Le caractère réaliste de Kon-Tiki n’est pas négligeable. Les réalisateurs du film, qui avaient déjà de l’expérience en faits vécus (notamment avec Opération Sabotage), ont le respect de l’authenticité à cœur. D’ailleurs, plusieurs plans de Kon-Tiki sont exactement les mêmes que ceux que l’on retrouve dans le documentaire réalisé par le vrai Thor Heyerdahl à-propos de son périple «L’expédition du Kon-Tiki». Ce souci du détail donne à l’œuvre finale une richesse et une crédibilité qui est essentielle, car sans elle, Kon-Tiki aurait été un bon film à la Life of Pi, mais sans plus.
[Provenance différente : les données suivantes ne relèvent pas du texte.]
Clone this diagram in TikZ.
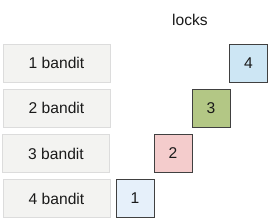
\documentclass[tikz,border=0pt]{standalone}
\usepackage{fontspec}
\setmainfont{Liberation Sans}
\definecolor{banditfill}{HTML}{F3F3F1}
\definecolor{banditline}{HTML}{DCDCDC}
\definecolor{lockline}{HTML}{404040}
\definecolor{lockA}{HTML}{E6F0FA}
\definecolor{lockB}{HTML}{F4CCCC}
\definecolor{lockC}{HTML}{B3C785}
\definecolor{lockD}{HTML}{CDE6F4}
\definecolor{txt}{HTML}{1A1A1A}
\begin{document}
\begin{tikzpicture}[x=1pt,y=-1pt,
  bandit/.style={draw=banditline,fill=banditfill,line width=0.8pt,minimum width=107pt,minimum height=38pt,inner sep=0pt,font=\fontsize{15.6}{18}\selectfont,text=txt},
  lockbox/.style={draw=lockline,line width=0.9pt,minimum width=38pt,minimum height=38pt,inner sep=0pt,font=\fontsize{15.6}{18}\selectfont,text=txt}]
\useasboundingbox (0,0) rectangle (280,222);
\node[font=\fontsize{15.6}{18}\selectfont,text=txt] (title) at (190,20) {locks};
\node[bandit] (b1) at (56.5,63) {1 bandit};
\node[bandit] (b2) at (56.5,108) {2 bandit};
\node[bandit] (b3) at (56,153.5) {3 bandit};
\node[bandit] (b4) at (56.5,198.5) {4 bandit};
\node[lockbox,fill=lockD] (l4) at (248.5,63) {4};
\node[lockbox,fill=lockC] (l3) at (211,108) {3};
\node[lockbox,fill=lockB] (l2) at (173,153.5) {2};
\node[lockbox,fill=lockA] (l1) at (135,198.5) {1};
\end{tikzpicture}
\end{document}
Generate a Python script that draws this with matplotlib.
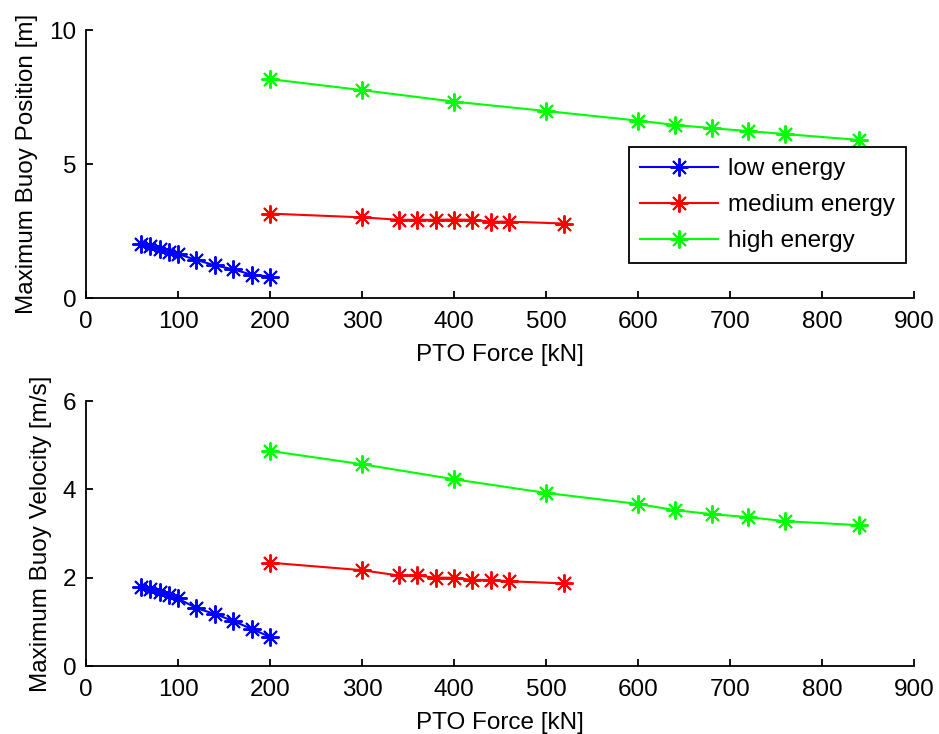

Comparer Kon-Tiki à Life of Pi est d’ailleurs presque impossible. Même si les deux films traitent d’un voyage en mer, ils sont tout de même très différents. Kon-Tiki utilise beaucoup moins d’effets spéciaux que Life of Pi. Il est d’ailleurs beaucoup moins beau, visuellement, que ce dernier. Cependant, les relations humaines et les différentes morales sont beaucoup plus exploitées dans le film norvégien. Les deux œuvres sont tout simplement différentes, et il serait une erreur de comparer l’un à l’autre. Il faut les prendre comme deux entités différentes, ce qu’ils sont.
En bref, Kon-Tiki est plus qu’un voyage en mer. C’est une histoire de courage, de persévérance et de foi qui, avec son caractère authentique, est très inspirante. Après tout, pour faire de 8000 kilomètres d’océan un film de deux heures nommé aux Oscar, il faut effectivement avoir eu beaucoup d’inspiration!